Behind the creation of an iconic piece is a mess of creative attempts. What can be seen in Studies for the Libyan Sibyl is a man posing for Michelangelo as well as rough sketches of the delicate face and twisted nature of the sibyl’s body. These rough marks on the paper help us to see what exactly Michelangelo was trying to capture: the optimistic confidence in this oracle’s movement. Her expression of humanness is captured perfectly in the subtle assuredness in her smile, the tension in her arms as she lifts a book of prophecy. These physical features captured the anticipation and comfort in what the Libyan Sibyl has witnessed for the future.
Something irrefutably human is found in these rough sketches.
Often in masterpieces such as the Sistine Chapel ceiling, the human quality can be forgotten as the opulent colors and epic scenes swallow us up. The name has such a reputation that it can alienate us from the humanity that Michelangelo was trying to communicate.
These sketches show the master on an amateur’s stage. How even this God of Art goes through ideas and drafts in the struggle to capture human quality. Moreover, in a way, it is this pertinent human quality that solidifies the Sistine Chapel and the David as masterpieces.

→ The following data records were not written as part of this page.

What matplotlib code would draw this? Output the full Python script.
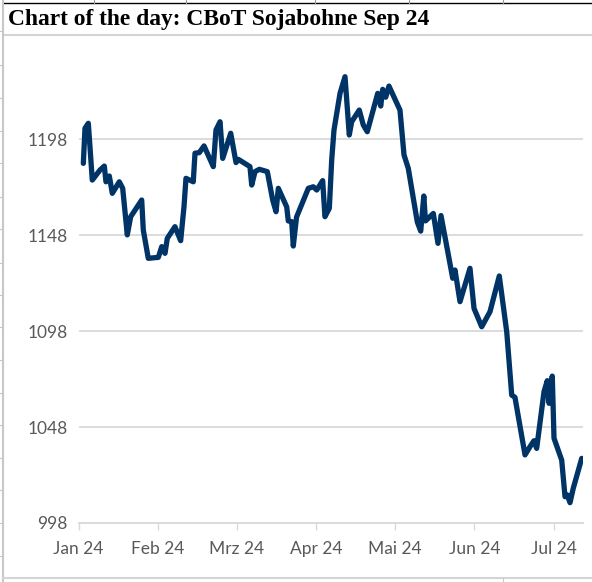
import matplotlib.pyplot as plt
from matplotlib.lines import Line2D

# x position in months since 1 Jan 2024, price in US-cent/bu
months = [0.061, 0.082, 0.124, 0.174, 0.271, 0.326, 0.347, 0.389, 0.427, 0.515,
          0.558, 0.616, 0.659, 0.798, 0.818, 0.881, 1.008, 1.051, 1.092, 1.121,
          1.218, 1.290, 1.332, 1.357, 1.449, 1.471, 1.525, 1.585, 1.702, 1.736,
          1.787, 1.821, 1.922, 1.989, 2.018, 2.165, 2.187, 2.229, 2.283, 2.384,
          2.452, 2.494, 2.523, 2.629, 2.649, 2.692, 2.712, 2.753, 2.902, 2.965,
          3.008, 3.083, 3.112, 3.167, 3.197, 3.226, 3.302, 3.365, 3.419, 3.449,
          3.545, 3.596, 3.646, 3.778, 3.816, 3.841, 3.879, 3.920, 4.059, 4.110,
          4.164, 4.278, 4.321, 4.360, 4.381, 4.480, 4.539, 4.577, 4.725, 4.754,
          4.817, 4.943, 4.994, 5.091, 5.196, 5.313, 5.407, 5.470, 5.511, 5.638,
          5.701, 5.751, 5.785, 5.878, 5.919, 5.941, 5.982, 6.004, 6.101, 6.143,
          6.172, 6.206, 6.247, 6.354]
prices = [1185.5, 1203.8, 1206.4, 1176.8, 1182.0, 1184.1, 1175.9, 1178.9, 1169.9, 1175.9,
          1172.5, 1148.2, 1157.7, 1166.4, 1150.8, 1136.0, 1136.5, 1142.1, 1138.6, 1146.4,
          1152.5, 1145.2, 1162.9, 1177.7, 1175.9, 1190.8, 1191.1, 1194.6, 1183.8, 1202.9,
          1207.2, 1188.1, 1201.2, 1185.9, 1187.6, 1183.8, 1174.2, 1181.2, 1182.4, 1181.2,
          1166.4, 1160.3, 1172.5, 1162.8, 1155.5, 1155.1, 1142.4, 1157.5, 1172.5, 1173.3,
          1171.6, 1176.5, 1157.7, 1162.1, 1187.3, 1202.9, 1222.0, 1230.7, 1200.3, 1207.2,
          1213.3, 1205.5, 1202.0, 1222.0, 1215.4, 1224.1, 1220.0, 1225.8, 1213.3, 1189.9,
          1182.9, 1154.9, 1150.2, 1168.5, 1155.5, 1159.4, 1143.8, 1158.3, 1125.6, 1129.9,
          1113.4, 1130.8, 1109.9, 1100.3, 1108.2, 1126.8, 1097.7, 1064.7, 1063.5, 1033.5,
          1037.8, 1040.9, 1036.9, 1066.5, 1072.2, 1060.4, 1074.6, 1042.2, 1030.8, 1011.7,
          1012.6, 1008.6, 1016.1, 1031.7]
month_labels = ["Jan 24", "Feb 24", "Mrz 24", "Apr 24", "Mai 24", "Jun 24", "Jul 24"]
y_ticks = [998, 1048, 1098, 1148, 1198]

W, H = 592, 582
fig = plt.figure(figsize=(W / 100, H / 100), dpi=100)
fig.patch.set_facecolor("white")

# spreadsheet cell borders behind the chart
def px_line(x0, y0, x1, y1, color, lw=1.0):
    fig.add_artist(Line2D([x0 / W, x1 / W], [1 - y0 / H, 1 - y1 / H],
                          transform=fig.transFigure, color=color, lw=lw))

px_line(3, 2.5, W, 2.5, "black", 1.0)
for cx in [94, 186, 315, 409, 503]:
    px_line(cx, 0, cx, 2.5, "#9a9a9a", 0.8)
px_line(3, 35, W, 35, "#d4d4d4", 1.5)
px_line(3, 0, 3, H, "#c8c8c8", 1.5)
for ry in [31, 65, 98, 131, 163, 197, 229, 263, 295, 327, 360, 393, 425, 458, 490, 523, 556]:
    px_line(0, ry, 3, ry, "#c8c8c8", 0.8)
px_line(3, 578, W, 578, "#d4d4d4", 1.5)
px_line(503, 578, 503, H, "#c8c8c8", 0.8)

fig.text(8 / W, 1 - 19 / H, "Chart of the day: CBoT Sojabohne Sep 24",
         family="Liberation Serif", weight="bold", fontsize=16.9,
         va="center", ha="left", color="black")

ax = fig.add_axes([78.5 / W, 1 - 523 / H, (583 - 78.5) / W, (523 - 43.5) / H])
ax.set_facecolor("none")
ax.plot(months, prices, color="#003366", lw=3.8, solid_joinstyle="round",
        solid_capstyle="round", zorder=3)

ax.set_xlim(0, 6.37)
ax.set_ylim(998, 1248)
ax.set_yticks(y_ticks)
ax.set_xticks(range(len(month_labels)))
ax.set_xticklabels(month_labels)

for s in ["top", "right", "left"]:
    ax.spines[s].set_visible(False)
ax.spines["bottom"].set_color("#d9d9d9")
ax.spines["bottom"].set_linewidth(1.3)
ax.grid(axis="y", color="#d9d9d9", lw=1.3)
ax.set_axisbelow(True)

ax.tick_params(axis="y", length=0, pad=8, labelsize=12.5, labelcolor="#595959")
ax.tick_params(axis="x", length=5, width=1.0, color="#d9d9d9", pad=8,
               labelsize=12.5, labelcolor="#595959")
for lbl in ax.get_xticklabels() + ax.get_yticklabels():
    lbl.set_family("Lato")

fig.savefig("out.png", dpi=100)
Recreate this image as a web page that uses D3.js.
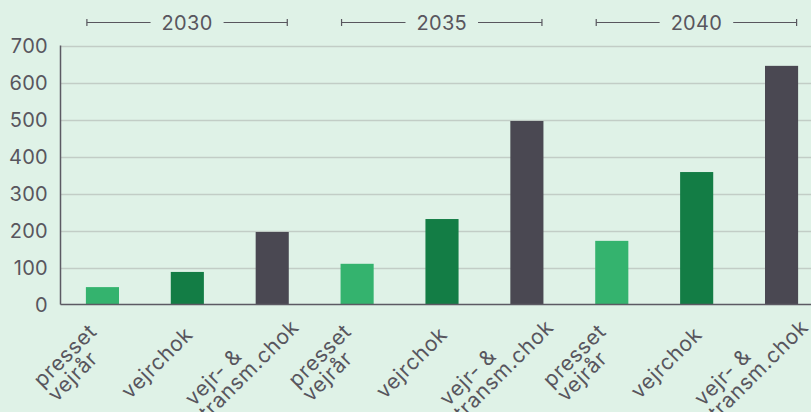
<!DOCTYPE html>
<html>
<head>
<meta charset="utf-8">
<script src="https://cdn.jsdelivr.net/npm/d3@7"></script>
<style>
  html, body { margin: 0; padding: 0; background: #dff2e7; }
  svg { display: block; }
  text { font-family: "Inter", "Noto Sans", sans-serif; fill: #58565e; }
</style>
</head>
<body>
<svg id="chart" width="811" height="412"></svg>
<script>
// ---- data ----
const groups = ["2030", "2035", "2040"];
const scenarios = ["presset vejrår", "vejrchok", "vejr- & transm.chok"];
const scenarioLines = [["presset", "vejrår"], ["vejrchok"], ["vejr- &", "transm.chok"]];
const values2030 = [47, 88, 196];
const values2035 = [110, 231, 496];
const values2040 = [172, 358, 645];
const yTicks = [0, 100, 200, 300, 400, 500, 600, 700];
const colors = ["#34b36e", "#137d45", "#4a4852"];

const seriesByGroup = [values2030, values2035, values2040];
const rows = [];
groups.forEach((g, gi) => {
  scenarios.forEach((s, si) => {
    rows.push({ key: g + "|" + s, group: g, si, lines: scenarioLines[si], value: seriesByGroup[gi][si] });
  });
});

const svg = d3.select("#chart");
const axisY0 = 304.5, axisY1 = 45.5, axisX = 60.5;

const y = d3.scaleLinear().domain([0, 700]).range([axisY0, axisY1]);
const x = d3.scaleBand().domain(rows.map(d => d.key)).range([60, 824]).paddingInner(0.61).paddingOuter(0.305);

// gridlines
svg.append("g").selectAll("line").data(yTicks.filter(t => t > 0)).join("line")
  .attr("x1", axisX).attr("x2", 811)
  .attr("y1", d => Math.round(y(d)) + 0.5).attr("y2", d => Math.round(y(d)) + 0.5)
  .attr("stroke", "#c2cdc6").attr("stroke-width", 1.6);

// bars
svg.append("g").selectAll("rect").data(rows).join("rect")
  .attr("x", d => x(d.key)).attr("width", x.bandwidth())
  .attr("y", d => y(d.value)).attr("height", d => axisY0 - y(d.value))
  .attr("fill", d => colors[d.si]);

// axes lines
svg.append("line").attr("x1", axisX).attr("x2", axisX).attr("y1", axisY1).attr("y2", axisY0)
  .attr("stroke", "#5c5a63").attr("stroke-width", 1.5);
svg.append("line").attr("x1", axisX).attr("x2", 811).attr("y1", axisY0).attr("y2", axisY0)
  .attr("stroke", "#5c5a63").attr("stroke-width", 1.5);

// y tick labels
svg.append("g").selectAll("text").data(yTicks).join("text")
  .attr("x", 48).attr("y", d => y(d))
  .attr("dy", "0.36em")
  .attr("text-anchor", "end")
  .style("font-size", "20px")
  .style("letter-spacing", "0.3px")
  .text(d => d);

// x labels (rotated about block centre, multi-line, left aligned within block)
const lh = 20;
const xl = svg.append("g").selectAll("g").data(rows).join("g")
  .attr("transform", d => {
    const cx = x(d.key) + x.bandwidth() / 2 - 29.5;
    const cy = axisY0 + 59;
    return `translate(${cx},${cy}) rotate(-45)`;
  });
xl.each(function(d) {
  const t = d3.select(this).append("text").style("font-size", "21px").style("letter-spacing", "0.7px");
  const n = d.lines.length;
  const spans = d.lines.map((ln, i) => t.append("tspan").attr("y", (i - (n - 1) / 2) * lh + 6).text(ln));
  const w = d3.max(spans, s => s.node().getComputedTextLength());
  spans.forEach(s => s.attr("x", -w / 2));
});

// group brackets
groups.forEach((g, gi) => {
  const first = rows[gi * 3], last = rows[gi * 3 + 2];
  const x0 = x(first.key) + 1, x1 = x(last.key) + x.bandwidth() - 1.5;
  const mid = (x0 + x1) / 2;
  const by = 22.5;
  const gg = svg.append("g");
  const txt = gg.append("text").attr("x", mid).attr("y", 30).attr("text-anchor", "middle")
    .style("font-size", "20px").style("letter-spacing", "0.3px").text(g);
  const tw = txt.node().getComputedTextLength();
  const gap = 11;
  gg.append("line").attr("x1", x0).attr("x2", mid - tw / 2 - gap).attr("y1", by).attr("y2", by)
    .attr("stroke", "#58565e").attr("stroke-width", 1.2);
  gg.append("line").attr("x1", mid + tw / 2 + gap).attr("x2", x1).attr("y1", by).attr("y2", by)
    .attr("stroke", "#58565e").attr("stroke-width", 1.2);
  [x0, x1].forEach(xx => gg.append("line").attr("x1", xx).attr("x2", xx).attr("y1", by - 3.5).attr("y2", by + 3.5)
    .attr("stroke", "#58565e").attr("stroke-width", 1.2));
});
</script>
</body>
</html>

While we are lucky enough to exist in a society brimming with artists, there are still issues: we are losing respect for this intrinsic human quality. There is still a need to capture it in order to make a piece arguably great.
Today, there are art schools costing tens of thousands of dollars based on the promise of transforming students into creative geniuses. People are constantly striving to exhibit the most nuanced techniques in the industry. There is a culture around becoming a “great” solely for the sake of achieving immortality like Michelangelo.
These attempts to be perfect get in the way of tapping into the humanity that makes art great. In these sketches, Michelangelo wrestles with the human. How does it move? How does it express not only its emotion but its passions and fears? In the minute of revelation, how does the human twist and turn?
With going forward in the world of literature, film, visual arts or music, the human quality should never suffer. It is this human quality that makes a piece so wildly attractive, allowing it to live long after the artist has passed. Almost 458 years after, in fact.
The Michelangelo exhibit at the Metropolitan Museum of Art is on exhibit until February 12. Goes without saying, it is more than worth the trip.